## What needs to be done
Select the lines below containing the word "that".

Records from a data source
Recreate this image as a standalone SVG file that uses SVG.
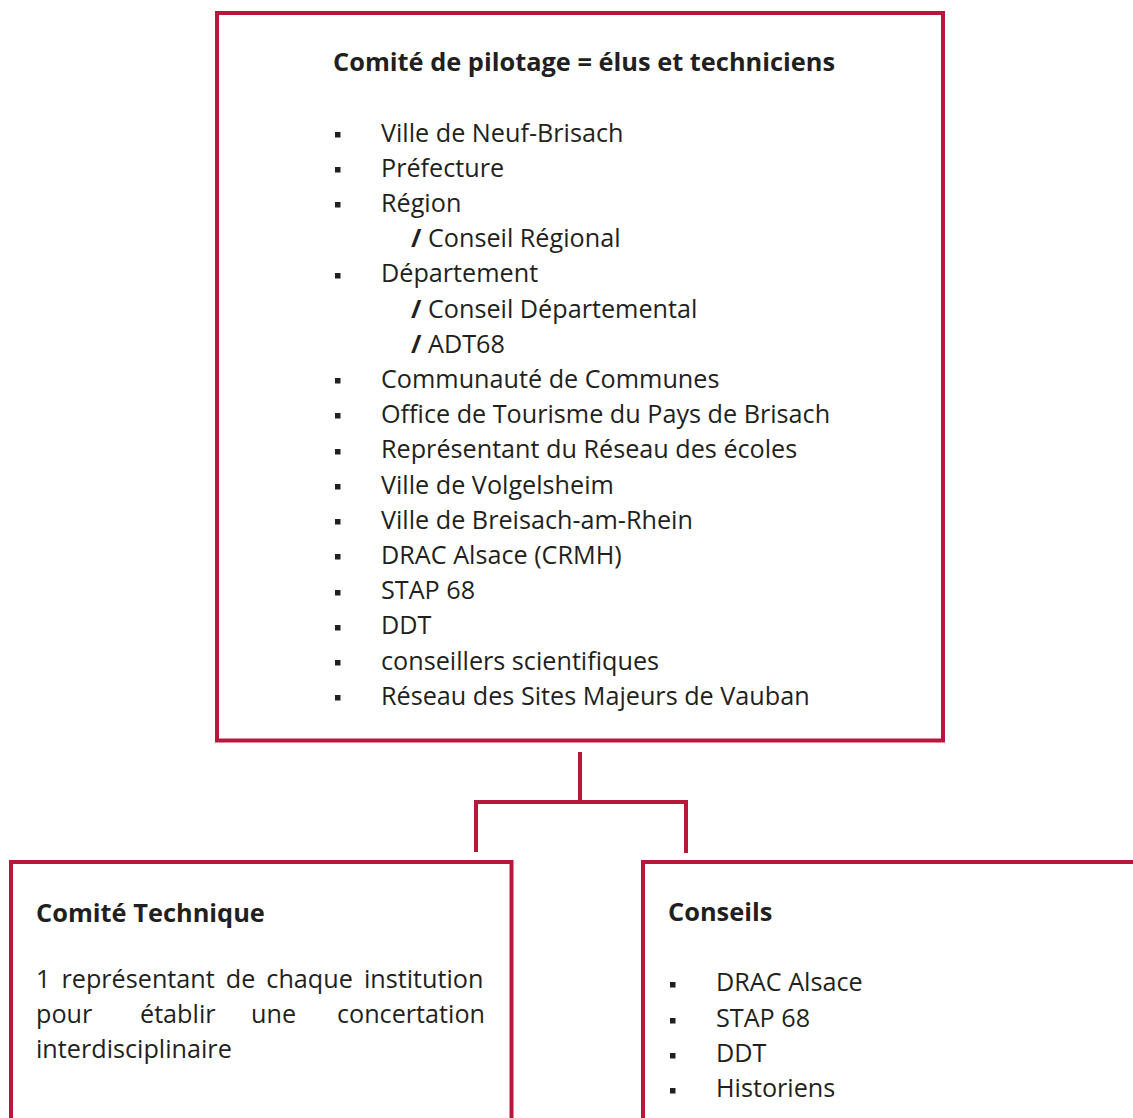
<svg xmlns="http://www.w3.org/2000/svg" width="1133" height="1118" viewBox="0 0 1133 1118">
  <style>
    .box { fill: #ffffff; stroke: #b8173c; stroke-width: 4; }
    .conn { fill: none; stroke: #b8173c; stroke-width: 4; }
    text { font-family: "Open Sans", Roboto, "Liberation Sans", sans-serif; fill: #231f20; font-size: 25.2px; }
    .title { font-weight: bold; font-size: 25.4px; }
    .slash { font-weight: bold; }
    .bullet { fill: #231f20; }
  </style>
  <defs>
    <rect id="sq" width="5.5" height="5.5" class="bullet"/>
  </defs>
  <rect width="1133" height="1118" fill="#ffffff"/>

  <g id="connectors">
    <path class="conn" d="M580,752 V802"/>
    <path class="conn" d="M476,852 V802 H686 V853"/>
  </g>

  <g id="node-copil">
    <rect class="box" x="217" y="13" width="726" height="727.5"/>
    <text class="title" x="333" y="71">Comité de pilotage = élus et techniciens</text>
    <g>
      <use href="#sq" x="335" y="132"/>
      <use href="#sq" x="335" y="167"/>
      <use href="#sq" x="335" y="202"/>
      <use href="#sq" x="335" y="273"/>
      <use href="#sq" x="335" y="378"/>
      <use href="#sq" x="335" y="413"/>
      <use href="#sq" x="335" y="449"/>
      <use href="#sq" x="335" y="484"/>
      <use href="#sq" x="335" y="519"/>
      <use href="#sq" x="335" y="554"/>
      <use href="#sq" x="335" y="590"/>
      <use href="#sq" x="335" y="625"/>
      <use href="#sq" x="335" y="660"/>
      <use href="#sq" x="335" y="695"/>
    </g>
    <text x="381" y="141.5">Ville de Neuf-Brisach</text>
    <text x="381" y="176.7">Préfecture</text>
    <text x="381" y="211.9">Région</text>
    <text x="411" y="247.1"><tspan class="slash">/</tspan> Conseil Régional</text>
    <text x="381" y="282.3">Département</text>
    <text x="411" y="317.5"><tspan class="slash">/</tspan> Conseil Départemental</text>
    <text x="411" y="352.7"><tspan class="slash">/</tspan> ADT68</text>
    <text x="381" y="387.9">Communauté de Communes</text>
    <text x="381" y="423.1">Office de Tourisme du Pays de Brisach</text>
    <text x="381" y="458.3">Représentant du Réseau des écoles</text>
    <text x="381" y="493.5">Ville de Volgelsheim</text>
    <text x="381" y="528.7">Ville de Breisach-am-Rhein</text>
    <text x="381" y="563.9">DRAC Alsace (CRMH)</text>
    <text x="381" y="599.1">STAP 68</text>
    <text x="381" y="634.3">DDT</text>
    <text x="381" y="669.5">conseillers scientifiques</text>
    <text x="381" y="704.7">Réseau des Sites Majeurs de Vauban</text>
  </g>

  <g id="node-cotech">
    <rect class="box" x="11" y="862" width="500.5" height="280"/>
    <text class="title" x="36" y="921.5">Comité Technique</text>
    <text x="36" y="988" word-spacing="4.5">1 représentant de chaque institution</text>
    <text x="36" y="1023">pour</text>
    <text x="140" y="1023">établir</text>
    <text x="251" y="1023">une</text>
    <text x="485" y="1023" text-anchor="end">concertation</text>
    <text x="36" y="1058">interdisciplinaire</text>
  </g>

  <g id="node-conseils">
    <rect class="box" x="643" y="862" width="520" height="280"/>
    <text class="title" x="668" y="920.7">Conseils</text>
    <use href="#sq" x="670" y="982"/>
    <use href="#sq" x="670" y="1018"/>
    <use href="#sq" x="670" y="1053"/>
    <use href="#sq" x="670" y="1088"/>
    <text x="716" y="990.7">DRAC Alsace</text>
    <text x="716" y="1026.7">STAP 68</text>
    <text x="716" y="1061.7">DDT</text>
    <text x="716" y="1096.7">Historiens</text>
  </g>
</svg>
...
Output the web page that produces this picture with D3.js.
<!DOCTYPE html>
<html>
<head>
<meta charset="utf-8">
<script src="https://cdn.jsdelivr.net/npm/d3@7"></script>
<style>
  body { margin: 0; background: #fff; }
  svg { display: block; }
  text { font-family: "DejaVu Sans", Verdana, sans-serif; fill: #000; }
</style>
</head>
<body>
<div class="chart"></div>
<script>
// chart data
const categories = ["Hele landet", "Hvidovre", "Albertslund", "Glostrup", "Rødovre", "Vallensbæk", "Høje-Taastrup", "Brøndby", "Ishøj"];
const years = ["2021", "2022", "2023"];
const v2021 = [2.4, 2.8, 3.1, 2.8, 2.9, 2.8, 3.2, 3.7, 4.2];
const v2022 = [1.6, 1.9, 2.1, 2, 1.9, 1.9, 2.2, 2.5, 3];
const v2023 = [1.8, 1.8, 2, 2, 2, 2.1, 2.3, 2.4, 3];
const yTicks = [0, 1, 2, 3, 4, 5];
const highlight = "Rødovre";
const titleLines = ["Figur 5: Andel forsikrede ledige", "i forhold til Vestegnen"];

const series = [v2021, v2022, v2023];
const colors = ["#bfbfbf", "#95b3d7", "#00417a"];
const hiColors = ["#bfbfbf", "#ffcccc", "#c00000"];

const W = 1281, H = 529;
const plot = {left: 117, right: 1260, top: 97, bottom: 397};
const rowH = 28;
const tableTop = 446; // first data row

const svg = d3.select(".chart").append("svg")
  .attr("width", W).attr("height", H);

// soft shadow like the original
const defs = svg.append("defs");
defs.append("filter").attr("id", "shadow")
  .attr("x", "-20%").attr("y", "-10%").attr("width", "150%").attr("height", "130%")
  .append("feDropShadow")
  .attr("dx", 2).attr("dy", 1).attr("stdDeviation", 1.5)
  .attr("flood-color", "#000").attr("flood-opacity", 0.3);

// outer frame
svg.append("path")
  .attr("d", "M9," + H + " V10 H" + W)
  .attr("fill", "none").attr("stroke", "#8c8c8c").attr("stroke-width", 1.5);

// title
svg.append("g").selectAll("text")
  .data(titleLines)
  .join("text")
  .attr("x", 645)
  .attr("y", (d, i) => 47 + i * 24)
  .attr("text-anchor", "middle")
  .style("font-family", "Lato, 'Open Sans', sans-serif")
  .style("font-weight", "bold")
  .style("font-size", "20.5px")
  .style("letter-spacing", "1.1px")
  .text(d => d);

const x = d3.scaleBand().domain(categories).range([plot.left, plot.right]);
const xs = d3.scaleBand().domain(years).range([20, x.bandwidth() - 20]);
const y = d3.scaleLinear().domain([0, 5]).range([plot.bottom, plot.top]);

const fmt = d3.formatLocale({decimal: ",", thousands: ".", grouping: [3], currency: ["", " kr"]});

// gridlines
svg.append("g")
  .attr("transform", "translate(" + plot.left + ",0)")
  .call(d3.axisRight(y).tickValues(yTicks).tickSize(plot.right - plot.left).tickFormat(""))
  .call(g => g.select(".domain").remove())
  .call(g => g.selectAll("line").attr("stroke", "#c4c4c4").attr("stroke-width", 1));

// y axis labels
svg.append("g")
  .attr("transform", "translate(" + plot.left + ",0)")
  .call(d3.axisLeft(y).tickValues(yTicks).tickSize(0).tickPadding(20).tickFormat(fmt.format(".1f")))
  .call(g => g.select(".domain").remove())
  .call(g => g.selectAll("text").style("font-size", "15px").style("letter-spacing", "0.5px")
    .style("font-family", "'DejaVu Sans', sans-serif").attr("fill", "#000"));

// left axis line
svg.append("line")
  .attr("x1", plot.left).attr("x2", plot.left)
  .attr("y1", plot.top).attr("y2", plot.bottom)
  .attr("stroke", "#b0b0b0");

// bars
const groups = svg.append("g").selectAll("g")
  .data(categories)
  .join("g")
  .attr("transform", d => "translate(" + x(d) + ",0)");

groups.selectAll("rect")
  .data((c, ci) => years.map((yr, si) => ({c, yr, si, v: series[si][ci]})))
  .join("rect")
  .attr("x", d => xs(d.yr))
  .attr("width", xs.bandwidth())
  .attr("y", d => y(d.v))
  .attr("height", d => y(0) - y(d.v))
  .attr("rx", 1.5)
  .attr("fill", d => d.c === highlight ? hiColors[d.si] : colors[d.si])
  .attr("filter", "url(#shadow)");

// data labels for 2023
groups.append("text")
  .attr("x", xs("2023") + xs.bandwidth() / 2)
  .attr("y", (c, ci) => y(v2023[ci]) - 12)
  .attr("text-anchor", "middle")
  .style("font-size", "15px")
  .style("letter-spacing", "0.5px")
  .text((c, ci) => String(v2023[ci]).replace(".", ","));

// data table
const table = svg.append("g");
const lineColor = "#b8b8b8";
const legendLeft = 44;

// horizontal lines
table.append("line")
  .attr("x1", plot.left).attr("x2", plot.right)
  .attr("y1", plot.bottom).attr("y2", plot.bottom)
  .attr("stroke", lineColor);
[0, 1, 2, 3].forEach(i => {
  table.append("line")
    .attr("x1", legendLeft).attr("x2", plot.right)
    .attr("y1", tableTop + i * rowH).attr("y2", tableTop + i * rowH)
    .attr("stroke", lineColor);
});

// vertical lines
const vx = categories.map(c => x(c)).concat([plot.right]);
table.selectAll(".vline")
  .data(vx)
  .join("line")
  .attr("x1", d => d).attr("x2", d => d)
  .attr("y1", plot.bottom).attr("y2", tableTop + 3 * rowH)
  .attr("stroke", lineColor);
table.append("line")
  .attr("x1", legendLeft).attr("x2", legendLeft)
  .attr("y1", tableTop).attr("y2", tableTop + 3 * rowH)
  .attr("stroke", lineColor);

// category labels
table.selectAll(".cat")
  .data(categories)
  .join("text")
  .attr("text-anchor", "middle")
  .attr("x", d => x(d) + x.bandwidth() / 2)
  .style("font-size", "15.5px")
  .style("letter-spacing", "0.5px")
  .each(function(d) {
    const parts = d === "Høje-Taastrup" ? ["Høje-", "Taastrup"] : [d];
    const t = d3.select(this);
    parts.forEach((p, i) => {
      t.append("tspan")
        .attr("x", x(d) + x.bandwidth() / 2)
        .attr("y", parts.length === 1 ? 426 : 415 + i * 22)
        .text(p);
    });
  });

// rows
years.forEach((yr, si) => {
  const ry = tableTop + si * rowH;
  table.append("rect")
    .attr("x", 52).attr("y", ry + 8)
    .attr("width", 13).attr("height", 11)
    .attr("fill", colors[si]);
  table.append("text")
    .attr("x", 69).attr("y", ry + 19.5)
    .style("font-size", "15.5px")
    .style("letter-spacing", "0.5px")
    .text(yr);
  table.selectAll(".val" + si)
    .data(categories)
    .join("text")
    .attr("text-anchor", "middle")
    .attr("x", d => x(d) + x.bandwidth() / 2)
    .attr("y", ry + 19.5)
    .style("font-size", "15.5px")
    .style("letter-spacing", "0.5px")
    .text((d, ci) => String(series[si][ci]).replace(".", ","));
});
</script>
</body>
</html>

## In response
Recreate this image as a standalone SVG file that uses SVG.
Output the web page that produces this picture with D3.js.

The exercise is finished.